Tapi perasaan itu segera lenyap, dan rasa cemas muncul lagi begitu ia melihat barang-barang belanjaannya. Siklus ini muncul berulang: Cemas-belanja-cemas-belanja dan selalu berakhir dengan rasa cemas. Barangnya pun bertumpuk. Ia bahkan pernah mencuri kartu kredit ibunya untuk belanja. Masalah lain muncul: Ibunya harus membayar tagihan.
Ternyata 90% pengidap onimania adalah wanita. Tapi data ini bisa saja berubah, mengingat e-commerce kian berkembang. Beberapa riset menyebutkan, orang yang kecanduan, apa pun itu, cenderung memiliki kadar serotonin yang rendah.
Serotonin sering disebut hormon kebahagiaan, meski sebenarnya bukan hormon. Dalam jumlah normal, serotonin bisa menimbulkan rasa senang. Tapi ketika tubuh mengalami stres berlebihan, dibutuhkan lebih banyak serotonin untuk mengompensasi kondisi itu.
Sama seperti kecanduan lainnya, oniomania memberi pengalaman kenikmatan ketika seseorang membeli dan membayar. Mereka sering perlu merasa diterapi dari depresi, dari rasa marah, kesepian, dan rasa tidak percaya diri.
Momen membayar memberikan eforia sesaat; persis seperti ketika penjudi meletakkan uang taruhannya. Kadang-kadang membayar dapat menjadi simbol ideal diri seseorang. Misalnya saja seorang wanita yang merasa tidak percaya diri dengan penampilannya, ia akan berbelanja produk fashion seperti aksesori dan baju agar merasa diri cantik.
Ketika seorang onimania berbelanja, endorfin dilepaskan dan terjadilah gejolak adrenalin; berbelanja sungguh sangat mengasyikkan! Tapi gejolak ini akan diikuti perasaan malu, menyesal dan merasa bersalah. Setelahnya, ia merasa perlu gejolak lagi. Perilaku ini akan memasukkan penderitanya ke dalam jurang kehancuran: Terlilit utang, depresi lebih dalam, dan kehidupan perkawinan yang kacau.
Onimania bukan retail therapy. Kalau ada asuransi kesehatan yang meng-cover kesehatan jiwa, saya akan ambil! Untuk retail therapy, tentunya.

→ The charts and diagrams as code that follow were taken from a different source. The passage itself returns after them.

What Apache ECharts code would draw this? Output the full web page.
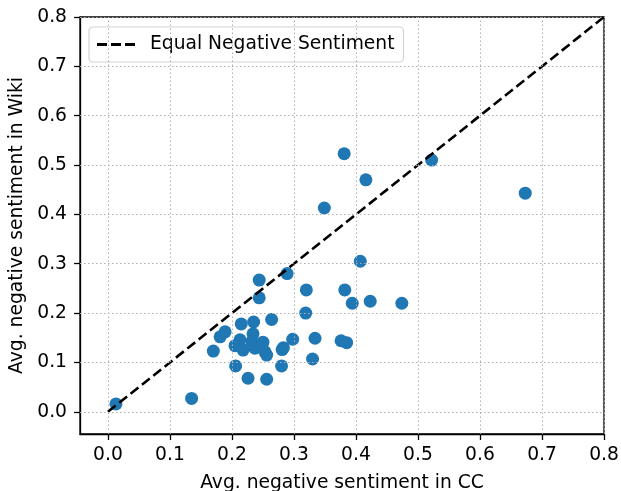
<!DOCTYPE html>
<html><head><meta charset="utf-8">
<script src="https://cdn.jsdelivr.net/npm/echarts@6/dist/echarts.min.js"></script>
<style>html,body{margin:0;padding:0;background:#fff}#c{width:621px;height:491px}</style>
</head><body><div id="c"></div>
<script>
const ccValues = [0.013,0.135,0.170,0.181,0.189,0.215,0.235,0.264,0.234,0.213,0.205,0.218,0.232,0.250,0.237,0.253,0.256,0.281,0.283,0.206,0.226,0.256,0.280,0.244,0.244,0.289,0.298,0.320,0.319,0.334,0.330,0.376,0.385,0.382,0.394,0.423,0.474,0.407,0.349,0.381,0.416,0.522,0.673];
const wikiValues = [0.016,0.027,0.123,0.152,0.162,0.178,0.182,0.187,0.158,0.146,0.134,0.125,0.142,0.141,0.129,0.122,0.115,0.126,0.130,0.093,0.068,0.066,0.093,0.267,0.231,0.280,0.147,0.247,0.200,0.149,0.107,0.144,0.140,0.247,0.220,0.224,0.220,0.305,0.413,0.523,0.470,0.510,0.443];
const equalLineX = [0, 0.8];
const equalLineY = [0, 0.8];
const tickValues = [0.0,0.1,0.2,0.3,0.4,0.5,0.6,0.7,0.8];
const seriesName = 'Equal Negative Sentiment';
const xLabel = 'Avg. negative sentiment in CC';
const yLabel = 'Avg. negative sentiment in Wiki';

const font = 'DejaVu Sans';
const FS = 18.7;
const chart = echarts.init(document.getElementById('c'), null, {renderer:'canvas'});
const axisCommon = {
  type:'value', min:-0.045, max:0.8,
  axisLine:{show:true,onZero:false,lineStyle:{color:'#000',width:1.3}},
  axisTick:{show:true,inside:false,length:6,customValues:tickValues,lineStyle:{color:'#000',width:1.3}},
  axisLabel:{customValues:tickValues,color:'#000',fontFamily:font,fontSize:FS,formatter:v=>v.toFixed(1)},
  splitLine:{show:false},
  nameLocation:'middle',
  nameTextStyle:{color:'#000',fontFamily:font,fontSize:FS}
};
const gridStyle = {color:'#b0b0b0',width:1,type:[1.5,2.5]};
chart.setOption({
  animation:false,
  backgroundColor:'#fff',
  grid:{left:80,right:17,top:17,bottom:57,show:true,borderColor:'#000',borderWidth:1.3,
    outerBoundsMode:'none',containLabel:false},
  xAxis:Object.assign({},axisCommon,{name:xLabel,nameGap:40,
    axisLabel:Object.assign({},axisCommon.axisLabel,{margin:12})}),
  yAxis:Object.assign({},axisCommon,{name:yLabel,nameGap:45,
    axisLabel:Object.assign({},axisCommon.axisLabel,{margin:13})}),
  legend:{
    left:89, top:27, orient:'vertical',
    data:[{name:seriesName,icon:'path://M0,0h10v3h-10z M14,0h10v3h-10z M28,0h10v3h-10z'}],
    symbolKeepAspect:true,
    backgroundColor:'#fff', borderColor:'#d3d3d3', borderWidth:1.2, borderRadius:4,
    padding:[8,9,8,8], itemWidth:38, itemHeight:3, itemGap:5,
    itemStyle:{color:'#000'},
    textStyle:{color:'#000',fontFamily:font,fontSize:FS,padding:[0,0,0,10]}
  },
  series:[
    {
      type:'line', name:'gridX', silent:true, data:[], z:0,
      markLine:{symbol:'none',silent:true,label:{show:false},lineStyle:gridStyle,
        data:tickValues.map(v=>({xAxis:v}))}
    },
    {
      type:'line', name:'gridY', silent:true, data:[], z:0,
      markLine:{symbol:'none',silent:true,label:{show:false},lineStyle:gridStyle,
        data:tickValues.map(v=>({yAxis:v}))}
    },
    {
      type:'scatter', name:'points', symbolSize:13, z:3,
      itemStyle:{color:'#1f77b4',opacity:1},
      data:ccValues.map((x,i)=>[x,wikiValues[i]])
    },
    {
      type:'line', name:seriesName, symbol:'none', z:4,
      lineStyle:{color:'#000',width:2.6,type:[10,4.5]},
      itemStyle:{color:'#000'},
      data:equalLineX.map((x,i)=>[x,equalLineY[i]])
    }
  ]
});
</script></body></html>
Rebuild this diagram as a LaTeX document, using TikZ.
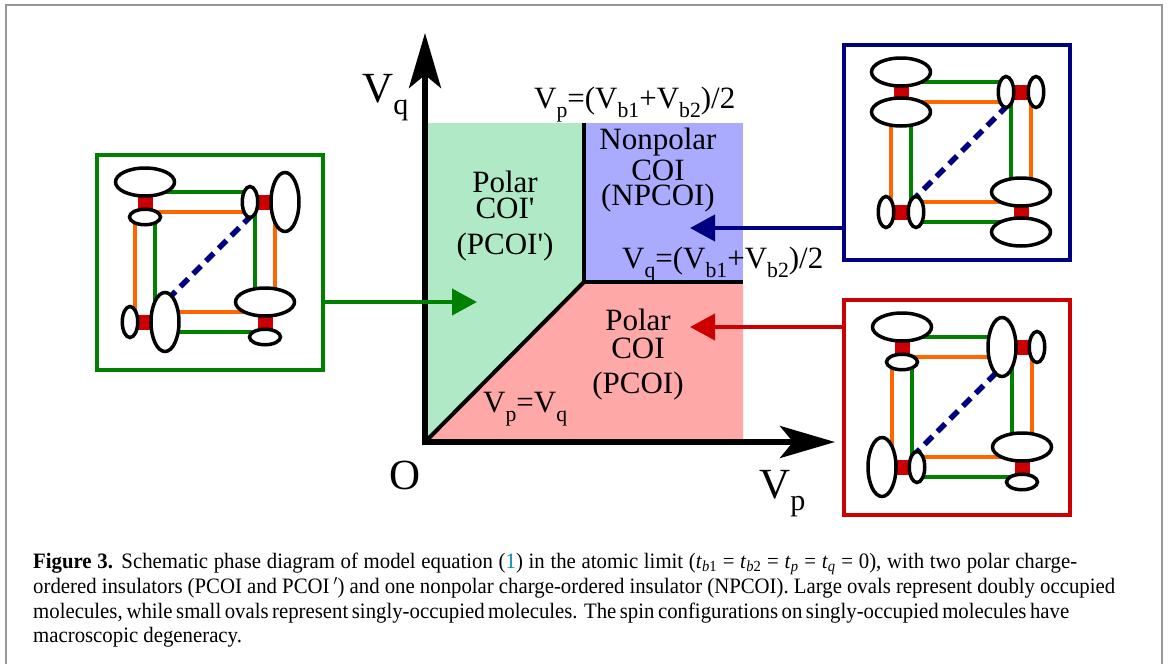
\documentclass[tikz,border=0pt]{standalone}
\usepackage{graphicx}
\usepackage{fontspec}
\setmainfont{Liberation Serif}
\newfontfamily\capfont[FakeStretch=0.945]{Liberation Serif}
\usetikzlibrary{shapes.geometric,arrows.meta,backgrounds}
\definecolor{bondGreen}{RGB}{0, 128, 0}
\definecolor{bondOrange}{RGB}{255, 102, 0}
\definecolor{barRed}{RGB}{204, 0, 0}
\definecolor{diagNavy}{RGB}{0, 0, 128}
\definecolor{regionGreen}{RGB}{175, 233, 198}
\definecolor{regionBlue}{RGB}{170, 170, 255}
\definecolor{regionPink}{RGB}{255, 168, 168}
\definecolor{frameGrey}{RGB}{150, 150, 150}
\definecolor{citeTeal}{RGB}{0, 140, 170}
\newcommand{\lw}[1]{\raisebox{-.3em}{\scalebox{.7}{#1}}}
\tikzset{
    oval/.style={ellipse,draw=black,fill=white,line width=3.5pt,inner sep=0pt},
    bigh/.style={oval,minimum width=59pt,minimum height=28pt},
    smallh/.style={oval,minimum width=31pt,minimum height=15.5pt},
    bigv/.style={oval,minimum width=28pt,minimum height=59pt},
    smallv/.style={oval,minimum width=15.5pt,minimum height=31pt},
    bigup/.style={bigh,yshift=20pt},
    bigdown/.style={bigh,yshift=-20pt},
    smalldown/.style={smallh,yshift=-15pt},
    bigleft/.style={bigv,xshift=-20pt},
    smallleft/.style={smallv,xshift=-15pt},
    bigright/.style={bigv,xshift=20pt},
    smallright/.style={smallv,xshift=15pt},
    greenbond/.style={bondGreen,line width=4pt},
    orangebond/.style={bondOrange,line width=4pt},
    redbar/.style={barRed,line width=15pt},
    diagbond/.style={diagNavy,line width=5.5pt,dash pattern=on 11pt off 7pt},
    panelbox/.style={rectangle,draw,fill=none,line width=4pt,minimum width=226pt,minimum height=215pt},
    feed/.style={line width=4pt,-{Triangle[length=25pt,width=26pt]}},
    axis/.style={black,line width=5.5pt,-{Stealth[length=55pt,width=32pt,inset=13pt]}},
    border/.style={black,line width=4pt},
    phase/.style={inner sep=0pt,font=\fontsize{31}{31}\selectfont},
    biglab/.style={anchor=base west,inner sep=0pt,font=\fontsize{43}{43}\selectfont},
    midlab/.style={anchor=base west,inner sep=0pt,font=\fontsize{31}{31}\selectfont},
    caption/.style={anchor=base west,inner sep=0pt,font=\capfont\fontsize{22}{22}\selectfont}
}
% one panel of four dimers: name, origin, then the six ovals that change
\newcommand{\molpanel}[8]{
    \begin{scope}[shift={#2},name prefix=#1-]
        \coordinate (tl) at (60,49);
        \coordinate (tr) at (180,49);
        \coordinate (bl) at (60,169);
        \coordinate (br) at (180,169);
        \node[bigup] (tla) at (tl) {};
        \node[#3] (tlb) at (tl) {};
        \node[#4] (tra) at (tr) {};
        \node[#5] (trb) at (tr) {};
        \node[#6] (bla) at (bl) {};
        \node[#7] (blb) at (bl) {};
        \node[bigup] (bra) at (br) {};
        \node[#8] (brb) at (br) {};
        \begin{scope}[on background layer]
            \draw[greenbond] ([yshift=10pt]tl) -- ([xshift=-15pt,yshift=10pt]tr);
            \draw[orangebond] ([yshift=-10pt]tl) -- ([xshift=-15pt,yshift=-10pt]tr);
            \draw[orangebond] ([xshift=-10pt,yshift=-15pt]tl) -- ([xshift=-10pt]bl);
            \draw[greenbond] ([xshift=10pt,yshift=-15pt]tl) -- ([xshift=10pt]bl);
            \draw[greenbond] ([xshift=-10pt]tr) -- ([xshift=-10pt,yshift=20pt]br);
            \draw[orangebond] ([xshift=10pt]tr) -- ([xshift=10pt,yshift=20pt]br);
            \draw[orangebond] ([xshift=15pt,yshift=10pt]bl) -- ([yshift=10pt]br);
            \draw[greenbond] ([xshift=15pt,yshift=-10pt]bl) -- ([yshift=-10pt]br);
            \draw[diagbond] ([xshift=10pt,yshift=10pt]bl) -- ([xshift=-10pt,yshift=-10pt]tr);
            \draw[redbar] (tla.center) -- (tlb.center);
            \draw[redbar] (tra.center) -- (trb.center);
            \draw[redbar] (bla.center) -- (blb.center);
            \draw[redbar] (bra.center) -- (brb.center);
        \end{scope}
    \end{scope}
}
\begin{document}
\begin{tikzpicture}[x=1pt,y=-1pt]
    \useasboundingbox (0,0) rectangle (1168,664);
    % Page frame, open at the bottom
    \draw[frameGrey,line width=2pt] (6,664) -- (6,5) -- (1162,5) -- (1162,664);
    % Phase regions
    \fill[regionGreen] (425,123) -- (584,123) -- (584,282) -- (425,442) -- cycle;
    \fill[regionBlue] (584,123) rectangle (743,282);
    \fill[regionPink] (425,442) -- (584,282) -- (743,282) -- (743,442) -- cycle;
    % Phase boundaries
    \coordinate (origin) at (425,442);
    \coordinate (triple) at (584,282);
    \coordinate (topend) at (584,123);
    \coordinate (rightend) at (743,282);
    \draw[border] (origin) -- (triple);
    \draw[border] (topend) -- (triple);
    \draw[border] (triple) -- (rightend);
    % Axes
    \coordinate (qtip) at (425,33);
    \coordinate (ptip) at (835,442);
    \coordinate (corner) at (422.25,442);
    \coordinate (foot) at (425,444.75);
    \draw[axis] (corner) -- (ptip);
    \draw[axis] (foot) -- (qtip);
    % Region labels
    \node[phase] (polara) at (505,182) {Polar};
    \node[phase] (coia) at (505,208) {COI\textquotesingle};
    \node[phase] (pcoia) at (505,247) {(PCOI\textquotesingle)};
    \node[phase] (nonpolar) at (658,142) {Nonpolar};
    \node[phase] (coib) at (658,170) {COI};
    \node[phase] (npcoi) at (658,198) {(NPCOI)};
    \node[phase] (polarc) at (638,320) {Polar};
    \node[phase] (coic) at (638,348) {COI};
    \node[phase] (pcoi) at (638,386) {(PCOI)};
    % Axis and boundary labels
    \node[biglab] (vq) at (362,102) {V\lw{q}};
    \node[biglab] (vp) at (759,498) {V\lw{p}};
    \node[font=\fontsize{43}{43}\selectfont] (o) at (405,475) {O};
    \node[midlab] (vpline) at (534,108) {V\lw{p}=(V\lw{b1}+V\lw{b2})/2};
    \node[midlab] (vqline) at (622,268) {V\lw{q}=(V\lw{b1}+V\lw{b2})/2};
    \node[midlab] (vpq) at (483,412) {V\lw{p}=V\lw{q}};
    % Molecule panels
    \node[panelbox,draw=bondGreen] (greenbox) at (210,262.5) {};
    \node[panelbox,draw=diagNavy] (bluebox) at (956.5,152) {};
    \node[panelbox,draw=barRed] (redbox) at (957,407) {};
    \molpanel{g}{(85,153)}{smalldown}{smallleft}{bigright}{smallleft}{bigright}{smalldown}
    \molpanel{b}{(841,43)}{bigdown}{smallleft}{smallright}{smallleft}{smallright}{bigdown}
    \molpanel{r}{(842,298)}{smalldown}{bigleft}{smallright}{bigleft}{smallright}{smalldown}
    % Arrows from panels to regions
    \coordinate (greentip) at (477,302);
    \coordinate (bluetip) at (690,228);
    \coordinate (redtip) at (690,327);
    \draw[feed,bondGreen] (greentip -| greenbox.east) -- (greentip);
    \draw[feed,diagNavy] (bluetip -| bluebox.west) -- (bluetip);
    \draw[feed,barRed] (redtip -| redbox.west) -- (redtip);
    % Caption
    \node[caption] (capa) at (33,568) {\makebox[1044pt][s]{\textbf{Figure 3.} Schematic phase diagram of model equation (\textcolor{citeTeal}{1}) in the atomic limit (\textit{t}\textsubscript{\textit{b}1} = \textit{t}\textsubscript{\textit{b}2} = \textit{t}\textsubscript{\textit{p}} = \textit{t}\textsubscript{\textit{q}} = 0), with two polar charge-}};
    \node[caption] (capb) at (33,593) {\makebox[1082pt][s]{ordered insulators (PCOI and PCOI\,$'$) and one nonpolar charge-ordered insulator (NPCOI). Large ovals represent doubly occupied}};
    \node[caption] (capc) at (33,618) {\makebox[1036pt][s]{molecules, while small ovals represent singly-occupied molecules. The spin configurations on singly-occupied molecules have}};
    \node[caption] (capd) at (33,642) {macroscopic degeneracy.};
\end{tikzpicture}
\end{document}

Sebuah survei di Amerika mencatat, separuh dari penduduk Amerika memilih retail therapy (60% wanita dan 40% pria) untuk memperbaiki mood. Bedanya dengan oniomania, retail therapy tidak pernah membuat seseorang bangkrut. Kartu kredit aman, duit kas juga selamat, namun hati gembira membeli barang yang memang untuk menghadiahi diri sendiri atau mengubah penampilan untuk sukses.
Nah, jenis mana diri Anda? Kalau Anda merasa diri pengidap oniomania, sebaiknya Anda tidak berbelanja. Berbelanja bukan solusi tepat. Yang Anda butuhkan adalah terapi untuk masalah Anda yang lebih dalam.